Facts about Greece

by on December 1, 2009 at 3:11 am in Uncategorized | Permalink

This year, the budget deficit will rise to 12.7 per cent of gross domestic product – and this assumes there are no further accounting tricks to be uncovered. Deutsche Bank calculated in a recent research note that the country's public debt-to-GDP ratio is headed for 135 per cent. Gross external debt – private and public sector debt owed to foreign creditors – was 149.2 per cent at the end of last year. The real exchange rate has gone up by 17 per cent since 2006, which means the country is losing competitiveness at an incredible rate. Had Greece not been in the eurozone, it would be heading straight for default.

The government's 2010 draft budget foresees a deficit reduction to about 9.1 per cent of GDP. But the number is misleading. The lion's share of the total deficit reduction effort is earmarked to come from tax measures, and most of those from the fight against tax evasion. Tax evasion is always the item first on the list of desperate governments.

Here is the full article.

David Wright December 1, 2009 at 3:43 am

The U.S. isn’t far behind, with a 2009 federal budget deficit of ~12% of GDP and a public debt-to-GDP ratio that is headed for ~100%.

M.G. in Progress - The Unbearable Lightness of Being an economist December 1, 2009 at 5:50 am

I had asked why professor Krugman had not compared US to Greece but he limited himself to Belgium and Italy…messy countries according to him. What about Greece?

farmer December 1, 2009 at 8:44 am

further complicating things, Greece still receives alot of remittences from abroad. So Greek internal production (GDP) is an imperfect measurement, as grecian “cashflow” exceeds those boundaries. And what is remitted is seldom declared

IVV December 1, 2009 at 11:28 am

How does Greece’s gross external debt ratio to GDP compare to the USA?

babar December 1, 2009 at 8:22 pm

more to the point, a lot depends on whether the debt is denominated in a currency owned by the country and on whether the debt is owed to the country’s own residents/citizens. if it’s in the country’s own currency, the currency value will ebb and flow with the country’s long term productivity; if not, it will move with some other country’s economy. bad news if you run into problems and have to repay in a different currency. if it’s owed to residents/citizens, interest payments will be paid back into the country’s economy. the old “we owe it to ourselves” straw.

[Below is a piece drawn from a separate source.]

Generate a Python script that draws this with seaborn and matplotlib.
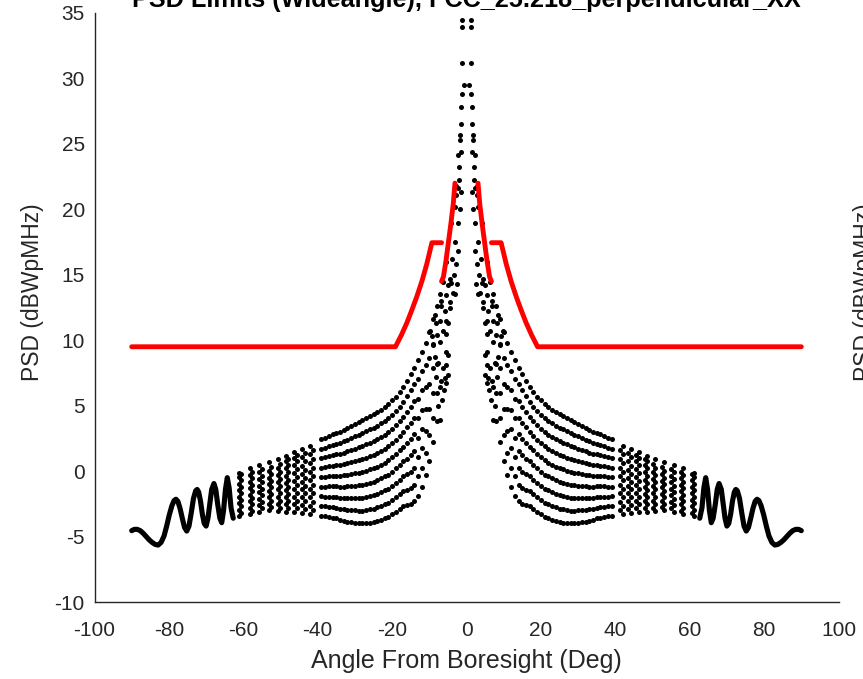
import matplotlib
matplotlib.use("Agg")
import matplotlib.pyplot as plt
import pandas as pd
import seaborn as sns

# ---------------- data (left half, angles < 0; the pattern is symmetric about boresight) ----
wave_angle = [-90.0, -89.3, -88.5, -87.7, -86.9, -86.1, -85.3, -84.5, -83.7, -82.9, -82.1,
              -81.3, -80.6, -79.9, -79.2, -78.6, -78.1, -77.6, -77.0, -76.4, -75.8, -75.2,
              -74.6, -74.0, -73.4, -72.8, -72.4, -72.0, -71.5, -71.0, -70.5, -70.0, -69.5,
              -69.0, -68.5, -67.9, -67.4, -66.9, -66.3, -65.8, -65.3, -64.8, -64.3, -63.8,
              -63.3, -62.7]
wave_psd = [-4.55, -4.45, -4.45, -4.55, -4.75, -5.0, -5.25, -5.45, -5.6, -5.65, -5.45,
            -4.95, -4.2, -3.35, -2.65, -2.25, -2.15, -2.3, -2.85, -3.6, -4.3, -4.58,
            -4.2, -3.2, -2.1, -1.5, -1.4, -1.6, -2.3, -3.3, -4.0, -4.2, -3.6,
            -2.5, -1.4, -0.95, -1.4, -2.5, -3.6, -3.94, -3.0, -1.4, -0.5, -1.3,
            -2.8, -3.6]

lobe_angle = [-61.25, -60.55, -58.25, -57.55, -55.65, -54.95, -53.15, -52.45, -50.75,
              -50.05, -48.55, -47.85, -46.35, -45.65, -44.15, -43.45, -41.95, -41.25]
lobe_psd = [
    [-3.45, -2.95, -2.45, -1.95, -1.45, -0.95, -0.45, -0.12],
    [-3.2, -2.7, -2.2, -1.7, -1.2, -0.7, -0.25],
    [-3.3, -2.8, -2.3, -1.8, -1.3, -0.8, -0.3, 0.2],
    [-3.05, -2.55, -2.05, -1.55, -1.05, -0.55, -0.05],
    [-3.1, -2.6, -2.1, -1.6, -1.1, -0.6, -0.1, 0.45],
    [-2.85, -2.35, -1.85, -1.35, -0.85, -0.35, 0.15],
    [-3.0, -2.5, -2.0, -1.5, -1.0, -0.5, 0.0, 0.7],
    [-2.75, -2.25, -1.75, -1.25, -0.75, -0.25, 0.3],
    [-3.05, -2.5, -1.95, -1.4, -0.85, -0.3, 0.25, 0.95],
    [-2.8, -2.25, -1.7, -1.15, -0.6, -0.05, 0.55],
    [-3.1, -2.55, -2.0, -1.45, -0.9, -0.35, 0.2, 0.75, 1.15],
    [-2.85, -2.3, -1.75, -1.2, -0.65, -0.1, 0.45, 0.95],
    [-3.15, -2.55, -1.95, -1.35, -0.75, -0.15, 0.45, 1.0, 1.45],
    [-2.85, -2.25, -1.65, -1.05, -0.45, 0.15, 0.75, 1.25],
    [-3.2, -2.6, -2.0, -1.4, -0.8, -0.2, 0.4, 1.1, 1.7],
    [-2.9, -2.3, -1.7, -1.1, -0.5, 0.1, 0.75, 1.4],
    [-3.3, -2.65, -2.0, -1.35, -0.7, -0.05, 0.6, 1.3, 1.95],
    [-3.0, -2.35, -1.7, -1.05, -0.4, 0.25, 0.95, 1.6],
]

band_angle = [-39, -38, -37, -36, -35, -34, -33, -32, -31, -30, -29, -28, -27, -26, -25,
              -24, -23, -22, -21, -20, -19, -18, -17, -16, -15, -14, -13, -12, -11, -10,
              -9, -8]
band_psd = [
    [2.45, 1.7, 0.98, 0.25, -0.48, -1.2, -1.93, -2.65, -3.4],
    [2.55, 1.8, 1.05, 0.3, -0.45, -1.2, -1.95, -2.7, -3.45],
    [2.7, 1.92, 1.15, 0.38, -0.4, -1.17, -1.95, -2.72, -3.5],
    [2.8, 2.0, 1.21, 0.42, -0.37, -1.16, -1.96, -2.75, -3.55],
    [2.9, 2.09, 1.28, 0.46, -0.35, -1.16, -1.97, -2.79, -3.6],
    [3.0, 2.16, 1.32, 0.49, -0.35, -1.19, -2.03, -2.86, -3.7],
    [3.15, 2.28, 1.41, 0.54, -0.33, -1.19, -2.06, -2.93, -3.8],
    [3.3, 2.41, 1.51, 0.62, -0.28, -1.17, -2.06, -2.96, -3.85],
    [3.45, 2.53, 1.61, 0.69, -0.23, -1.14, -2.06, -2.98, -3.9],
    [3.6, 2.66, 1.71, 0.77, -0.18, -1.12, -2.06, -3.0, -3.95],
    [3.75, 2.78, 1.81, 0.84, -0.13, -1.09, -2.06, -3.03, -4.0],
    [3.9, 2.91, 1.93, 0.94, -0.05, -1.04, -2.03, -3.01, -4.0],
    [4.05, 3.04, 2.04, 1.03, 0.03, -0.98, -1.99, -2.99, -4.0],
    [4.2, 3.18, 2.16, 1.14, 0.13, -0.89, -1.91, -2.93, -3.95],
    [4.35, 3.32, 2.29, 1.26, 0.23, -0.81, -1.84, -2.87, -3.9],
    [4.5, 3.46, 2.43, 1.39, 0.35, -0.69, -1.73, -2.76, -3.8],
    [4.7, 3.65, 2.6, 1.55, 0.5, -0.55, -1.6, -2.65, -3.7],
    [4.9, 3.84, 2.78, 1.71, 0.65, -0.41, -1.48, -2.54, -3.6],
    [5.15, 4.07, 2.99, 1.91, 0.83, -0.26, -1.34, -2.42, -3.5],
    [5.4, 4.31, 3.23, 2.14, 1.05, -0.04, -1.13, -2.21, -3.3],
    [5.7, 4.6, 3.5, 2.4, 1.3, 0.2, -0.9, -2.0, -3.1],
    [6.05, 4.93, 3.81, 2.69, 1.58, 0.46, -0.66, -1.78, -2.9],
    [6.45, 5.31, 4.17, 3.02, 1.88, 0.74, -0.41, -1.55, -2.7],
    [6.9, 5.71, 4.53, 3.34, 2.15, 0.96, -0.22, -1.41, -2.6],
    [7.4, 6.16, 4.93, 3.69, 2.45, 1.21, -0.03, -1.26, -2.5],
    [7.9, 6.63, 5.35, 4.08, 2.8, 1.53, 0.25, -1.03, -2.3],
    [8.5, 7.01, 5.53, 4.04, 2.56, 1.07, -0.41, -1.9],
    [9.1, 7.63, 6.16, 4.69, 3.21, 1.74, 0.27, -1.2],
    [9.8, 8.12, 6.43, 4.75, 3.07, 1.38, -0.3],
    [10.6, 8.64, 6.68, 4.72, 2.76, 0.8],
    [11.6, 9.72, 7.84, 5.96, 4.08, 2.2],
    [12.6, 10.4, 8.2, 6.0, 3.8],
]

core_angle = [-1.08, -1.08, -1.08, -0.75, -1.6, -1.8, -1.8, -1.35, -2.25, -2.0, -2.9, -2.3,
              -1.35, -2.9, -3.15, -1.8, -4.05, -2.3, -3.15, -5.4, -2.9, -4.5, -5.0, -4.05,
              -6.3, -7.2, -5.4, -3.15, -6.75, -4.5, -6.75, -4.5, -5.85, -8.55, -7.2, -8.1,
              -5.4, -4.95, -6.3, -5.4, -9.9, -9.4, -7.2, -9.0, -8.55, -5.4, -4.95, -7.65,
              -6.3, -5.4, -8.1, -5.85, -4.95, -7.2, -5.4,
              -6.6, -6.0, -7.1, -7.6, -6.9, -3.6, -2.6, -3.4, -2.4, -3.8, -2.1, -1.4, -1.2]
core_psd = [34.46, 33.9, 31.15, 29.5, 27.85, 25.7, 25.3, 24.4, 24.15, 22.25, 21.8, 21.6,
            21.35, 21.1, 20.2, 20.0, 18.95, 18.95, 17.5, 16.0, 15.8, 14.7, 14.2, 14.35,
            14.45, 13.5, 13.45, 13.5, 13.0, 12.95, 12.6, 12.5, 12.2, 11.9, 11.5, 11.3,
            11.5, 11.3, 10.7, 10.5, 10.7, 10.3, 9.9, 9.6, 8.75, 9.1, 8.85, 8.25,
            7.85, 8.1, 7.2, 7.1, 7.35, 6.45, 6.7,
            5.4, 6.2, 3.9, 5.0, 6.9, 13.6, 14.3, 15.0, 16.8, 16.2, 23.2, 26.5, 28.8]

mask_outer_angle = [-90.0, -19.1, -17.5, -16.0, -14.7, -13.4, -12.0, -10.7, -9.3, -6.7]
mask_outer_psd = [9.5, 9.5, 10.4, 11.35, 12.3, 13.3, 14.5, 15.8, 17.45, 17.45]
mask_inner_angle = [-6.7, -6.2, -5.5, -4.9, -4.2, -3.55, -3.1]
mask_inner_psd = [14.5, 14.85, 16.1, 17.4, 18.9, 20.45, 22.0]

title_text = "PSD Limits (Wideangle), FCC_25.218_perpendicular_XX"
x_label = "Angle From Boresight (Deg)"
y_label = "PSD (dBWpMHz)"
x_ticks = [-100, -80, -60, -40, -20, 0, 20, 40, 60, 80, 100]
y_ticks = [-10, -5, 0, 5, 10, 15, 20, 25, 30, 35]

# ---------------- assemble tables ----------------
dots = []
for xs, ys in ((lobe_angle, lobe_psd), (band_angle, band_psd)):
    for a, col in zip(xs, ys):
        for v in col:
            dots.append((a, v))
dots += list(zip(core_angle, core_psd))
dots_df = pd.DataFrame(dots, columns=["angle", "psd"])
dots_all = pd.concat([dots_df, dots_df.assign(angle=-dots_df["angle"])], ignore_index=True)

def both_sides(xs, ys, name):
    left = pd.DataFrame({"angle": xs, "psd": ys, "seg": name + "_L"})
    right = pd.DataFrame({"angle": [-a for a in xs], "psd": ys, "seg": name + "_R"})
    return pd.concat([left, right], ignore_index=True)

wave_df = both_sides(wave_angle, wave_psd, "wave")
mask_df = pd.concat([both_sides(mask_outer_angle, mask_outer_psd, "outer"),
                     both_sides(mask_inner_angle, mask_inner_psd, "inner")],
                    ignore_index=True)

# ---------------- style ----------------
sns.set_theme(style="white")
plt.rcParams["font.family"] = ["Liberation Sans", "DejaVu Sans"]
plt.rcParams["axes.unicode_minus"] = False
axis_col = "#262626"

fig = plt.figure(figsize=(8.63, 6.79), dpi=100)
ax = fig.add_axes([94.5 / 863, 1 - 602 / 679, 744 / 863, 589 / 679])

for seg, d in mask_df.groupby("seg"):
    sns.lineplot(data=d, x="angle", y="psd", sort=False, estimator=None,
                 color="#ff0000", lw=3.5, ax=ax, legend=False)
for seg, d in wave_df.groupby("seg"):
    sns.lineplot(data=d, x="angle", y="psd", sort=False, estimator=None,
                 color="black", lw=3.7, ax=ax, legend=False)
sns.scatterplot(data=dots_all, x="angle", y="psd", color="black", s=13,
                linewidth=0, marker="o", ax=ax, legend=False)

ax.set_xlim(-100, 100)
ax.set_ylim(-10, 35)
ax.set_xticks(x_ticks)
ax.set_yticks(y_ticks)
ax.set_xlabel("")
ax.set_ylabel("")
for s in ("top", "right"):
    ax.spines[s].set_visible(False)
for s in ("left", "bottom"):
    ax.spines[s].set_color(axis_col)
    ax.spines[s].set_linewidth(1.0)
ax.tick_params(direction="in", length=4, width=1, colors=axis_col, labelsize=15)
ax.tick_params(axis="x", pad=14)
ax.tick_params(axis="y", pad=7)

fig.text(466.5 / 863, 1 - 668 / 679, x_label, ha="center", va="baseline",
         fontsize=18, color=axis_col)
fig.text(32 / 863, 1 - 292 / 679, y_label, ha="center", va="center", rotation=90,
         fontsize=16.5, color=axis_col)
fig.text(853 / 863, 1 - 292 / 679, y_label, ha="left", va="center", rotation=90,
         fontsize=16.5, color=axis_col)
fig.text(466.5 / 863, 1 - 6.5 / 679, title_text, ha="center", va="baseline",
         fontsize=18.2, fontweight="bold", color="black")

fig.savefig("out.png", dpi=100)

mulp December 3, 2009 at 12:04 am

As I thought about an article about why some nations are seen as uncreditworthy at deficit and debt levels far less than the US, I realized the creditworthiness of a nation is based primarily on
1) the willingness of a nation to tax itself and
2) the ability to tax itself.

Based on the US record on taxation over its history, the US is the most trusted of all nations, but I’d say Germany, Britain, China, to name a few, have similar records making them trustworthy.

The reason Greece is less trustworthy than the US in 1945 when debt was of the same scale is the clear willingness of the US to tax itself, and the record of collecting taxes.

The debt today for the US is lower, but many sense the US is unwilling to tax itself, not for any rational reason, but purely out of greed.

And one can, I believe, extend the unwillingness to pay taxes to the unwillingness to invest, and in an expectation of a free lunch. If one adds the inability to collect taxes, then one can infer a culture of corruption where people take what they want based on some for of power.

The reason one should worry about the US is the rather striking unwillingness of the nation’s leadership in 2001 to tax, and the current opposition to taxes when taxes are the lowest in decades.